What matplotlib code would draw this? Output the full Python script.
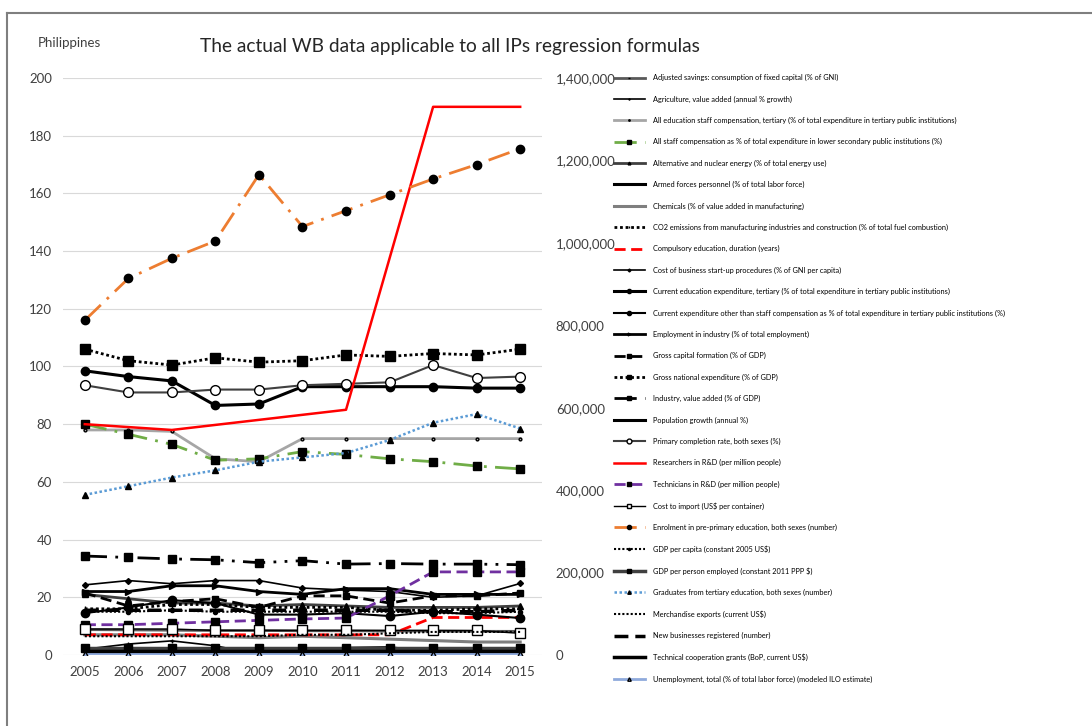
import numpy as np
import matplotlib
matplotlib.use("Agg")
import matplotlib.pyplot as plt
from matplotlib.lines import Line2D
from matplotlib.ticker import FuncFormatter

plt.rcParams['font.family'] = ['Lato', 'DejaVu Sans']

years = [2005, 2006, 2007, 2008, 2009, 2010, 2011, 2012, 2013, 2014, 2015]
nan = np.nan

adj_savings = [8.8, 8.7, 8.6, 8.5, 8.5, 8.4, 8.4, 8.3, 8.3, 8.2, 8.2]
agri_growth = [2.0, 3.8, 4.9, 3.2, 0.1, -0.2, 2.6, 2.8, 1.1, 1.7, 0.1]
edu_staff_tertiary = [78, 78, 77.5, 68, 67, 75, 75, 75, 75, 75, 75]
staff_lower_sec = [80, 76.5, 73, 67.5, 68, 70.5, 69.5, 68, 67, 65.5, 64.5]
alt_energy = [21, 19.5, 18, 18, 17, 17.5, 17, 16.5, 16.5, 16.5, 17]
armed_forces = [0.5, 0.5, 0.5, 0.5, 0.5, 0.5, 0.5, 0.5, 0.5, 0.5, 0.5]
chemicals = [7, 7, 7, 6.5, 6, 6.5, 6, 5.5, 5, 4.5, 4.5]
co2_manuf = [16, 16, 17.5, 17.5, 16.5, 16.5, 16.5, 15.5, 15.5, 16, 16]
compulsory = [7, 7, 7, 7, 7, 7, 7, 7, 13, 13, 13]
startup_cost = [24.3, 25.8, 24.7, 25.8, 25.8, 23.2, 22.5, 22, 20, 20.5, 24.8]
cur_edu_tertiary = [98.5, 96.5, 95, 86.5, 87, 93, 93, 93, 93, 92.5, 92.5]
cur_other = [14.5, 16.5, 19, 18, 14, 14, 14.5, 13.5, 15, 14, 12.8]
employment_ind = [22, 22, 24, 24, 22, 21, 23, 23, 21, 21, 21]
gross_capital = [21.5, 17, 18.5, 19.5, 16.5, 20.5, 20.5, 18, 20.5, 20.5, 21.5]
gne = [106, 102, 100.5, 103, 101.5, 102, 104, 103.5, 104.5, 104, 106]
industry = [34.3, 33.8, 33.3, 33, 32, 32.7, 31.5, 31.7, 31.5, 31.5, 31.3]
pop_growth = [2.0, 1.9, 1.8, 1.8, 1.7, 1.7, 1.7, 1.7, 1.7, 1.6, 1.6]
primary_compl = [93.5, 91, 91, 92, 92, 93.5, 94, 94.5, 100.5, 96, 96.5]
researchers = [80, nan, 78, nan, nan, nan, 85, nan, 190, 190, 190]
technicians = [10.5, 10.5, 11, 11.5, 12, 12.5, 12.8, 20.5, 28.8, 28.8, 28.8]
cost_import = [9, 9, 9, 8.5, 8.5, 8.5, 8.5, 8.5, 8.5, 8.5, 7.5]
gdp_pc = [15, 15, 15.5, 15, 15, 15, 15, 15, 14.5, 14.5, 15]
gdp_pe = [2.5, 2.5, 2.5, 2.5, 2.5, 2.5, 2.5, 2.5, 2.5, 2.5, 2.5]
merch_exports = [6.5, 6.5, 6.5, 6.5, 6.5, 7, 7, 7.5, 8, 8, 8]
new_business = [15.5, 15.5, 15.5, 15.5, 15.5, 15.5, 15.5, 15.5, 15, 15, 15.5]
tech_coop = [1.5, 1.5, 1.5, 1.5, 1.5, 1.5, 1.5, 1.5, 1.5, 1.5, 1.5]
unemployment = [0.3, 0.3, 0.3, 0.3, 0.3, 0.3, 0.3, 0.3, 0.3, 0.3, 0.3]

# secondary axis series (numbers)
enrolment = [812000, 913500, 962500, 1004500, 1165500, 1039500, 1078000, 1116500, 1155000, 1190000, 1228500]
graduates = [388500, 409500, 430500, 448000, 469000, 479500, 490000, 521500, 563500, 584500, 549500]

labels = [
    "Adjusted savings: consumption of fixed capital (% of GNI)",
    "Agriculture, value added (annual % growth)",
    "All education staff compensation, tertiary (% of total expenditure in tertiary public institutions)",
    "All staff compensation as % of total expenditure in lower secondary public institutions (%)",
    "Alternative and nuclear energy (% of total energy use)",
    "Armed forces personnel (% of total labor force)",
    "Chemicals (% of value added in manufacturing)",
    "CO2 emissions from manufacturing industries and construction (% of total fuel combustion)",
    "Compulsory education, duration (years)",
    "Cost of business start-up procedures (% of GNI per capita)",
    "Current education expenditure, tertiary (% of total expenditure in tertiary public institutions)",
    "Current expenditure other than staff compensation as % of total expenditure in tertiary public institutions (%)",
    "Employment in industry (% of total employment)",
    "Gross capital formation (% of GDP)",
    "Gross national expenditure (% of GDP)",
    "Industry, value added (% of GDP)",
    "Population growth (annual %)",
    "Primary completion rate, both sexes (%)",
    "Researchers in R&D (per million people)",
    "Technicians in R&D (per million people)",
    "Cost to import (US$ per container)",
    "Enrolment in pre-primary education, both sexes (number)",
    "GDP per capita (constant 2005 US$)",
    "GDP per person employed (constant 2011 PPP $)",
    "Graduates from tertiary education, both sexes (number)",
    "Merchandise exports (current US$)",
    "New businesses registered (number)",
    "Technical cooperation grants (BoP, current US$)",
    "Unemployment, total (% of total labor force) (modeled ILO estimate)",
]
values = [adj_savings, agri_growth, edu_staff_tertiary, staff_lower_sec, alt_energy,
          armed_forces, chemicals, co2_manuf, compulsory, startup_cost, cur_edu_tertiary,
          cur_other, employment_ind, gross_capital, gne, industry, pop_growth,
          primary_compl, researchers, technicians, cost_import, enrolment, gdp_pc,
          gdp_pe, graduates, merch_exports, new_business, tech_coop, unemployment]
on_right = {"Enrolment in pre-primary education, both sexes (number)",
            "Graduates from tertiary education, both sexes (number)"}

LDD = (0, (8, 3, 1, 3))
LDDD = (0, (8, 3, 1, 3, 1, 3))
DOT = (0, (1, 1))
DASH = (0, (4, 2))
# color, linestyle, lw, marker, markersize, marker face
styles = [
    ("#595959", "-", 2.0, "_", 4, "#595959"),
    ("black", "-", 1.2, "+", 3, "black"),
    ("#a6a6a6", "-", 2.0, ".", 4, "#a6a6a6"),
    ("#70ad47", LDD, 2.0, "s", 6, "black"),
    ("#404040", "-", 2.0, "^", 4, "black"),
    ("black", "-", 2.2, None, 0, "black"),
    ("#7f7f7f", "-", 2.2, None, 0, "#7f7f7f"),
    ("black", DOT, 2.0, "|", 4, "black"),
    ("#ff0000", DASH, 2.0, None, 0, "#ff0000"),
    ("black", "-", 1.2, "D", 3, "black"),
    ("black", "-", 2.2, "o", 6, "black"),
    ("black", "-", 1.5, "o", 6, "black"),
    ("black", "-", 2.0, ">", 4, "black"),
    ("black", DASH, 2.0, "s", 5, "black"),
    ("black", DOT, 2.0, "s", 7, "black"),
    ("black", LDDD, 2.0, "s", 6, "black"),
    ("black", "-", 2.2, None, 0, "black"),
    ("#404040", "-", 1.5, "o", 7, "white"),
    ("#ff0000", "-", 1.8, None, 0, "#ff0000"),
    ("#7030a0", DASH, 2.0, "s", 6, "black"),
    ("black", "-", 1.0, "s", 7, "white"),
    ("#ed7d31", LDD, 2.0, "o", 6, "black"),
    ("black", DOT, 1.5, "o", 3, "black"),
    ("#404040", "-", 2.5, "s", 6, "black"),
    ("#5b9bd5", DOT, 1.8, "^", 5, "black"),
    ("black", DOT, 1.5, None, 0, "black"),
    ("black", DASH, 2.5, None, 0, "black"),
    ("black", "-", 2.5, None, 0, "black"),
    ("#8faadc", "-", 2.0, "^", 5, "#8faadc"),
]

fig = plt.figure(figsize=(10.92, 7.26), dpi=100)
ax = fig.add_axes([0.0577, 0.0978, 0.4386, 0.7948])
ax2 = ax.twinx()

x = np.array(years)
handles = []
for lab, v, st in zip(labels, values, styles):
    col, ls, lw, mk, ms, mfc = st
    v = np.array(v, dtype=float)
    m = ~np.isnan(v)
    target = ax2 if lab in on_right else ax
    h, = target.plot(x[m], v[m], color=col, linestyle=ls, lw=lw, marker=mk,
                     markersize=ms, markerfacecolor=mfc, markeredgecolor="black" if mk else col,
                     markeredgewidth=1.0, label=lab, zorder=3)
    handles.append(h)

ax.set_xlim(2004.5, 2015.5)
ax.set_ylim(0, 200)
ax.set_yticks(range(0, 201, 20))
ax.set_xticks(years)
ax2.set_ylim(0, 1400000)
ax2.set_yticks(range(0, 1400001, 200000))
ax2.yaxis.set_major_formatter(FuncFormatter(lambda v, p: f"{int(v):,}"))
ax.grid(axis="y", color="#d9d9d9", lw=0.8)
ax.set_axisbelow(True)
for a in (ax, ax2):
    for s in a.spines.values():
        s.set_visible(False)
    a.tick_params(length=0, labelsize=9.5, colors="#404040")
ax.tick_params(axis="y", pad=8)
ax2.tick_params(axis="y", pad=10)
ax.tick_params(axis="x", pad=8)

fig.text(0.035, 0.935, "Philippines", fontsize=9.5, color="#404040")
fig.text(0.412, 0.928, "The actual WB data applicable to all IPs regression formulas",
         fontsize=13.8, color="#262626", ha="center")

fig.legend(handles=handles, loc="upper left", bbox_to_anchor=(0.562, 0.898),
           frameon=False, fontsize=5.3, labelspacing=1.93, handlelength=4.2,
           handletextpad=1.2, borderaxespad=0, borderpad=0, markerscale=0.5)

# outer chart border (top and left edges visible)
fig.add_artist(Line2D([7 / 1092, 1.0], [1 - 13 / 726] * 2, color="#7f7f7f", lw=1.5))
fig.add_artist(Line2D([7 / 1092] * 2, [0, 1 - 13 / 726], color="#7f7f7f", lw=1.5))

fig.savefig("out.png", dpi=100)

● **What the task asks**:
Please extract exactly the lines of the data, from the first through the line containing "from matplotlib.ticker import FuncFormatter", and add no pictures to the copy.

● **Full solution**:
What matplotlib code would draw this? Output the full Python script.
import numpy as np
import matplotlib
matplotlib.use("Agg")
import matplotlib.pyplot as plt
from matplotlib.lines import Line2D
from matplotlib.ticker import FuncFormatter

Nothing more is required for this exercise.